When you imagine Madison in the summer, it’s easy to think of a beautiful sunset at the Terrace, a picnic at Concerts on the Square, or a leisurely morning at the Dane County Farmers’ Market, filled with spicy cheese bread. But what many people might not know is that research on campus gears up over the summer.
This week, we begin a series of snapshots of life in the UW-Madison Department of Chemistry during the summer. Each Friday in August, we will feature an interview with a student or postdoc in the department, showing what life is like during the summer for a researcher.
Leslie Rank is a rising fifth-year chemistry graduate student in the Gellman group. Her research focuses on designing and developing polymers as antimicrobial agents.
Q: Tell me a bit about your research.
LR: I focus on designing and developing nylon 3 polymers — or sequence random poly beta peptides — for antimicrobial properties. These polymers are amphiphilic, containing hydrophobic and cationic subunits. Amphiphathicity is hypothesized to be essential for the antimicrobial activity of these polymers; electrostatic interactions attract polymers to biomembranes, allowing for hydrophobic subunits to insert into membranes and cause cell lysis. So we’re trying to understand how our polymers are selective for microbial cells versus human cells or other host cells and also trying to further increase the potency of the polymers.
Q: What does a typical summer day look like for you?
LR: The summer is actually an interesting time. I think a lot of people have a mindset that without classes and without teaching and without seminars, you have a lot more time and a more flexible schedule. But in that regards, you almost set higher expectations with what you expect to accomplish. You’re also trying to juggle vacations or visiting family. I always feel like I’m going to get a lot more done than I actually do. So, to me, summer is probably the busiest time of the entire year.
Q: Do your day-to-day duties change? What are you doing today?
LR: My day varies all the time. One day I will be in Microbiology or Biochemistry running actual inhibitory assays. Another day I will be at my bench or in the hood trying to synthesize new monomers. Another day will be characterization of polymers or making polymers in the glovebox. Other days I’m stuck at my desk. And today is one of those days where I am going to be anchored to my desk.
Q: What’s on the docket for today?
LR: This morning, I had to submit my proofs for my manuscript, so that was done.
LR: Thank you! I’m working on my lab notebook and I’m also trying to work on another manuscript. Lots of writing. I have deadlines that I’ve set for myself to get things sent out to PIs to check and I’m trying to stick to that.

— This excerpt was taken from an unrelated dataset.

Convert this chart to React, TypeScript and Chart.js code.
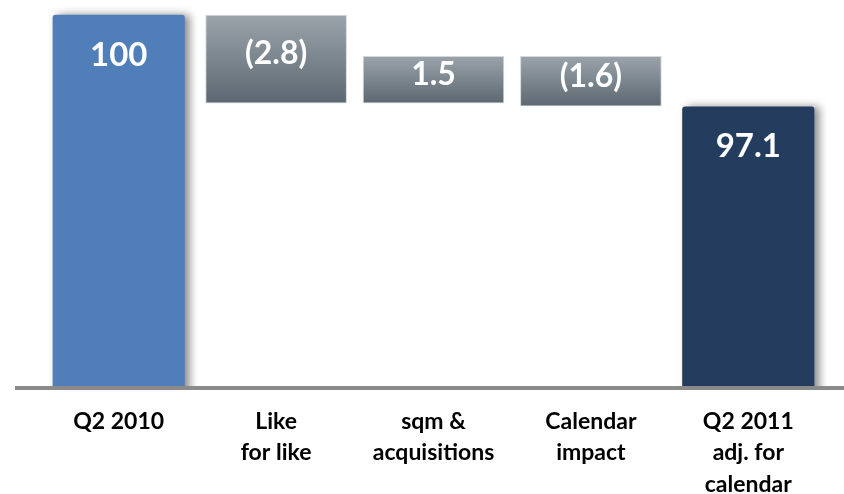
import React, { useEffect, useRef } from "react";
import { Chart, registerables } from "chart.js";

Chart.register(...registerables);

// Category labels (multi-line)
const categories: string[][] = [
  ["Q2 2010"],
  ["Like", "for like"],
  ["sqm &", "acquisitions"],
  ["Calendar", "impact"],
  ["Q2 2011", "adj. for", "calendar"],
];

// Opening and closing totals, and the steps between them
const openingValue = 100;
const stepValues = [-2.8, 1.5, -1.6];
const closingValue = 97.1;

// Visible value range of the hidden y axis
const axisMin = 88.2;
const axisMax = 100.47;

const FONT = "Lato, 'Open Sans', 'DejaVu Sans', sans-serif";
const BLUE = "#4f7eb9";
const NAVY = "#243c5e";

function buildData() {
  const totals: (number | null)[] = [openingValue, null, null, null, closingValue];
  const steps: ([number, number] | null)[] = [null];
  let running = openingValue;
  for (const s of stepValues) {
    const next = Math.round((running + s) * 10) / 10;
    steps.push([running, next]);
    running = next;
  }
  steps.push(null);
  return { totals, steps };
}

function formatStep(v: number) {
  return v < 0 ? `(${Math.abs(v).toFixed(1)})` : v.toFixed(1);
}

// Soft drop shadow behind the total bars
const shadowPlugin = {
  id: "totalShadow",
  beforeDatasetDraw(chart: any, args: any) {
    if (args.index !== 0) return;
    const ctx = chart.ctx;
    ctx.save();
    ctx.shadowColor = "rgba(0,0,0,0.45)";
    ctx.shadowBlur = 8;
    ctx.shadowOffsetX = 5;
    ctx.shadowOffsetY = 0;
  },
  afterDatasetDraw(chart: any, args: any) {
    if (args.index !== 0) return;
    chart.ctx.restore();
  },
};

// Grey base line under all bars
const baselinePlugin = {
  id: "baseline",
  afterDatasetsDraw(chart: any) {
    const ctx = chart.ctx;
    const y = chart.scales.y.getPixelForValue(axisMin);
    ctx.save();
    ctx.strokeStyle = "#8a8a8a";
    ctx.lineWidth = 4;
    ctx.beginPath();
    ctx.moveTo(15, y);
    ctx.lineTo(chart.width, y);
    ctx.stroke();
    ctx.restore();
  },
};

// White value labels inside the bars
const valueLabelPlugin = {
  id: "valueLabels",
  afterDatasetsDraw(chart: any) {
    const ctx = chart.ctx;
    ctx.save();
    ctx.fillStyle = "#ffffff";
    ctx.textAlign = "center";
    ctx.textBaseline = "middle";
    chart.data.datasets.forEach((ds: any, di: number) => {
      const meta = chart.getDatasetMeta(di);
      meta.data.forEach((bar: any, i: number) => {
        const raw = ds.data[i];
        if (raw === null || raw === undefined) return;
        const { x, y, base } = bar.getProps(["x", "y", "base"], true);
        if (di === 0) {
          ctx.font = `bold 33px ${FONT}`;
          ctx.fillText(String(raw), x, Math.min(y, base) + 40);
        } else {
          const top = Math.min(y, base);
          const h = Math.abs(base - y);
          ctx.font = `bold 32px ${FONT}`;
          const delta = Math.round((raw[1] - raw[0]) * 10) / 10;
          ctx.fillText(formatStep(delta), x, top + h / 2 - 5);
        }
      });
    });
    ctx.restore();
  },
};

function stepGradient(context: any) {
  const chart = context.chart;
  const raw = context.raw;
  if (!chart.chartArea || !raw) return "#7d8891";
  const yScale = chart.scales.y;
  const top = yScale.getPixelForValue(Math.max(raw[0], raw[1]));
  const bottom = yScale.getPixelForValue(Math.min(raw[0], raw[1]));
  const g = chart.ctx.createLinearGradient(0, top, 0, bottom);
  g.addColorStop(0, "#9ba4ab");
  g.addColorStop(1, "#5c6771");
  return g;
}

export default function App() {
  const canvasRef = useRef<HTMLCanvasElement | null>(null);

  useEffect(() => {
    if (!canvasRef.current) return;
    const { totals, steps } = buildData();
    const chart = new Chart(canvasRef.current, {
      type: "bar",
      data: {
        labels: categories as any,
        datasets: [
          {
            data: totals as any,
            backgroundColor: [BLUE, BLUE, BLUE, BLUE, NAVY],
            borderRadius: 3,
            borderSkipped: false,
            barPercentage: 0.84,
            categoryPercentage: 1,
            grouped: false,
          } as any,
          {
            data: steps as any,
            backgroundColor: stepGradient,
            borderColor: "#d3d8dc",
            borderWidth: 1,
            borderSkipped: false,
            barPercentage: 0.9,
            categoryPercentage: 1,
            grouped: false,
          } as any,
        ],
      },
      options: {
        responsive: false,
        animation: false,
        devicePixelRatio: 1,
        layout: { padding: { left: 40, right: 17, top: 0, bottom: 0 } },
        plugins: {
          legend: { display: false },
          tooltip: { enabled: false },
        },
        scales: {
          x: {
            grid: { display: false, drawTicks: false },
            border: { display: false },
            ticks: {
              color: "#000000",
              padding: 18,
              maxRotation: 0,
              autoSkip: false,
              font: { family: FONT, size: 23, weight: "bold", lineHeight: 1.36 },
            },
            afterFit: (scale: any) => {
              scale.height = 106;
            },
          },
          y: {
            display: false,
            min: axisMin,
            max: axisMax,
          },
        },
      },
      plugins: [shadowPlugin, baselinePlugin, valueLabelPlugin],
    });
    return () => chart.destroy();
  }, []);

  return (
    <div style={{ position: "fixed", left: 0, top: 0, width: 844, height: 494, background: "#ffffff" }}>
      <canvas ref={canvasRef} width={844} height={494} />
    </div>
  );
}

Q: Do you feel like you accomplish more during the summer?
LR: No, I would say my productivity levels are relatively consistent throughout the year but I don’t have teaching or classes at the moment. I feel like in the summer, I set kind of large goals that I’d like to accomplish. And sometimes the goals are accomplished and other times the goals need to be readjusted because you realize that the science isn’t working and needs to move in a new direction.
Q: What do you enjoy doing outside of lab?
LR: I’m kind of a drifter, in that I’m not involved in a particular sport, I’m not involved in any clubs. What I do mostly is hang out with friends and do whatever activities they’re doing. I love being outside, so often I am outside going for walks or runs. I like to look at all the nice houses around Madison, walk by the lakes, or bike ride.
Q: Are you looking forward to any activities the department does during the summer?
LR: One thing that’s been really nice that we’ve started to do this year are these GSFLC Summer Social Hours that occur out on what we call the “grassy area” behind the Chemistry Building, we need a better name for that. And those have been really enjoyable. Towards the end of summer, we also have the path picnics that are fun to go to. So there are a lot of opportunities to mingle with other people in the department.